Would you print the material exactly, starting at its first line and ending at the line holding "1.98, 2.03, 2.06]"?

— START Provided data —

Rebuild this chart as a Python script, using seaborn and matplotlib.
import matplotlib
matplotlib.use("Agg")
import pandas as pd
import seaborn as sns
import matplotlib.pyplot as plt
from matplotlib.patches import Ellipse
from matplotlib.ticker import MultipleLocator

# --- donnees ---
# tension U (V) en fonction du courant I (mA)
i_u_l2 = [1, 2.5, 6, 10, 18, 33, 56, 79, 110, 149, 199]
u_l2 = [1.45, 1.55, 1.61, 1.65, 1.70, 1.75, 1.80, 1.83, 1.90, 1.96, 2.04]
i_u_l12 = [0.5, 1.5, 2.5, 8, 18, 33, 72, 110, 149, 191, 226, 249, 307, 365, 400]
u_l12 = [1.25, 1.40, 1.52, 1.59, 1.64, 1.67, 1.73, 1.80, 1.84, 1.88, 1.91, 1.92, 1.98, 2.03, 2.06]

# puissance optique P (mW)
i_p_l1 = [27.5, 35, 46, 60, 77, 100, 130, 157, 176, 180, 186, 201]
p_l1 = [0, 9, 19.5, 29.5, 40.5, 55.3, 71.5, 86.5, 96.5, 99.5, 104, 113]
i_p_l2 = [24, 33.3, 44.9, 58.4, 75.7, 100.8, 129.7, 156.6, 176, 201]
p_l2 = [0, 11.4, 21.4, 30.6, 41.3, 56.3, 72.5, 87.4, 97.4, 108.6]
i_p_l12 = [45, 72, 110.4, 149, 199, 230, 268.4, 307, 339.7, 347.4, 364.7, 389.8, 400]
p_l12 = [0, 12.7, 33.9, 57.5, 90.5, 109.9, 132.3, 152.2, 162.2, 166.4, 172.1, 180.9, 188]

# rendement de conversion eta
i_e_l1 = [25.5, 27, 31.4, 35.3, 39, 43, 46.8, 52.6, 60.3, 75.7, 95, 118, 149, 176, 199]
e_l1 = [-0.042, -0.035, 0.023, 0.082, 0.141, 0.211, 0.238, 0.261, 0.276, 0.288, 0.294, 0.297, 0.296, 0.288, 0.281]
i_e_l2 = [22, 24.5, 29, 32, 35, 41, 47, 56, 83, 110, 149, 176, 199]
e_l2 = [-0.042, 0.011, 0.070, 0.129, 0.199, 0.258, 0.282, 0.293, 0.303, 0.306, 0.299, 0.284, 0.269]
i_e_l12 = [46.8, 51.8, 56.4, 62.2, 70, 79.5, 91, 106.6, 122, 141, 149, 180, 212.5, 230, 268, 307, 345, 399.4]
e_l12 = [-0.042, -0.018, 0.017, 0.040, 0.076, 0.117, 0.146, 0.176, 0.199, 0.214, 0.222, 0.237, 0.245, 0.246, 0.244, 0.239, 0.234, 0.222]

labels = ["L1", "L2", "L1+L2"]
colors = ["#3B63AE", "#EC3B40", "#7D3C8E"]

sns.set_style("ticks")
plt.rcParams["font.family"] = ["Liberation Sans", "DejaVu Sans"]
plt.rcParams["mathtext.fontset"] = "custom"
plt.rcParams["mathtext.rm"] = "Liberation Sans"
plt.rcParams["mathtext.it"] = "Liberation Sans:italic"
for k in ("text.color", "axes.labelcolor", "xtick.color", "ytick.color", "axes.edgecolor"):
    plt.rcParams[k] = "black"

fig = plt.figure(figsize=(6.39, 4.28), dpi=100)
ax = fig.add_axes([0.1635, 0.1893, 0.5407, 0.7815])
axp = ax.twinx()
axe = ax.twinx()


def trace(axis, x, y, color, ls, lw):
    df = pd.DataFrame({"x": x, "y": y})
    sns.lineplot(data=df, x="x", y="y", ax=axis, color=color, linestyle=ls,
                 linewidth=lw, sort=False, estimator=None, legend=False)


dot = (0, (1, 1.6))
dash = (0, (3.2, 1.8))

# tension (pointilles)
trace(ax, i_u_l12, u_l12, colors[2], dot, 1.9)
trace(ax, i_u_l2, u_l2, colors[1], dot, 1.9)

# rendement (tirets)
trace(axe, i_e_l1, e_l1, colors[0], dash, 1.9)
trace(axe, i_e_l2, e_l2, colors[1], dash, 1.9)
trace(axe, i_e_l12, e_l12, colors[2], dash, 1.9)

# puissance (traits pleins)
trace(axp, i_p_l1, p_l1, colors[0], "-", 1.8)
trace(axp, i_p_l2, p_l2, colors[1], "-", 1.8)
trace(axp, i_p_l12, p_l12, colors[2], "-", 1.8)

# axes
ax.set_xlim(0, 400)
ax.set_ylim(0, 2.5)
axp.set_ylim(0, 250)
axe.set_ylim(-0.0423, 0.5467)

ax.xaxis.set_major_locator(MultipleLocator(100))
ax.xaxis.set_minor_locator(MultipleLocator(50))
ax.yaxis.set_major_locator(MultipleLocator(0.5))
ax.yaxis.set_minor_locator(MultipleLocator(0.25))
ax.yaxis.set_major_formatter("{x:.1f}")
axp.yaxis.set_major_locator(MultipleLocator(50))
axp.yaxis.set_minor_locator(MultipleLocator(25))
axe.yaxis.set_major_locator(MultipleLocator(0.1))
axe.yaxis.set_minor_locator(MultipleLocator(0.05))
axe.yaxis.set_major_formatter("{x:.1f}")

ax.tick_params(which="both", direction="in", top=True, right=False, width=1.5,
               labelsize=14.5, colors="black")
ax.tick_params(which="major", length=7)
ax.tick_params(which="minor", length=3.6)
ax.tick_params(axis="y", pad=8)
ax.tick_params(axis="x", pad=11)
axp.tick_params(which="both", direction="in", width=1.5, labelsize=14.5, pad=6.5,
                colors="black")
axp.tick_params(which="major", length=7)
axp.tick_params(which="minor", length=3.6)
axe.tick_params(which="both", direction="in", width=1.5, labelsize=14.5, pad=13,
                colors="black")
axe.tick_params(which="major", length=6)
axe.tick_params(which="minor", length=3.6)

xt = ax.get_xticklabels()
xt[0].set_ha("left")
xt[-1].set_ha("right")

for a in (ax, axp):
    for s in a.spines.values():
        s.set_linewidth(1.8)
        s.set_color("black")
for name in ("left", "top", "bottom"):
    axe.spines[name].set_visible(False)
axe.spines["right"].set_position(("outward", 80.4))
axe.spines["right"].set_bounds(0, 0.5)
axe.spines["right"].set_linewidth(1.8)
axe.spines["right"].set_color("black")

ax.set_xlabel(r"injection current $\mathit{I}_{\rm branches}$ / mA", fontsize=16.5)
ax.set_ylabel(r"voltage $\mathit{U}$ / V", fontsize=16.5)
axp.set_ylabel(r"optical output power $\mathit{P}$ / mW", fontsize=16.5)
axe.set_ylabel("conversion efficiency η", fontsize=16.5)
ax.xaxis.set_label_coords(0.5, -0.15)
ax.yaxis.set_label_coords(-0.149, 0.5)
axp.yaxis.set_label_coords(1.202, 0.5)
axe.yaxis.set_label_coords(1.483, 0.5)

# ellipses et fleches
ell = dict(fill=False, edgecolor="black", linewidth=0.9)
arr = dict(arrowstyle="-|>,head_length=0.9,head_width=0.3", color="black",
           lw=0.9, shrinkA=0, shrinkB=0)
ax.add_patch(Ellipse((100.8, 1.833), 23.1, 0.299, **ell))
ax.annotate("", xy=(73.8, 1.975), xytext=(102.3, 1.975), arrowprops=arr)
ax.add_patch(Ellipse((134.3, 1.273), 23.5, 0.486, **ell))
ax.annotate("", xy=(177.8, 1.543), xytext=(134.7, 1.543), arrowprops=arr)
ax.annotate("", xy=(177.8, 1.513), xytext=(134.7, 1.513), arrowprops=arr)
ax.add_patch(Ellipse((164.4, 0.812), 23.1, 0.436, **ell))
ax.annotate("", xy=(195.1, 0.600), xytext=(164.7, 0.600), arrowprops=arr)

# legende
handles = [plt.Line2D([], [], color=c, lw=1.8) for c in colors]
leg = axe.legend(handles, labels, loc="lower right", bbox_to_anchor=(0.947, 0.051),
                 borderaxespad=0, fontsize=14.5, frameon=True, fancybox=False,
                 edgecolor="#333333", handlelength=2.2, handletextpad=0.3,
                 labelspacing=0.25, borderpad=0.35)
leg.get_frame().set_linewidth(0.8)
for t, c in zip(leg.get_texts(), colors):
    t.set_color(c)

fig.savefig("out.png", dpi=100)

— END Provided data —

▶ Task solution:
Rebuild this chart as a Python script, using seaborn and matplotlib.
import matplotlib
matplotlib.use("Agg")
import pandas as pd
import seaborn as sns
import matplotlib.pyplot as plt
from matplotlib.patches import Ellipse
from matplotlib.ticker import MultipleLocator

# --- donnees ---
# tension U (V) en fonction du courant I (mA)
i_u_l2 = [1, 2.5, 6, 10, 18, 33, 56, 79, 110, 149, 199]
u_l2 = [1.45, 1.55, 1.61, 1.65, 1.70, 1.75, 1.80, 1.83, 1.90, 1.96, 2.04]
i_u_l12 = [0.5, 1.5, 2.5, 8, 18, 33, 72, 110, 149, 191, 226, 249, 307, 365, 400]
u_l12 = [1.25, 1.40, 1.52, 1.59, 1.64, 1.67, 1.73, 1.80, 1.84, 1.88, 1.91, 1.92, 1.98, 2.03, 2.06]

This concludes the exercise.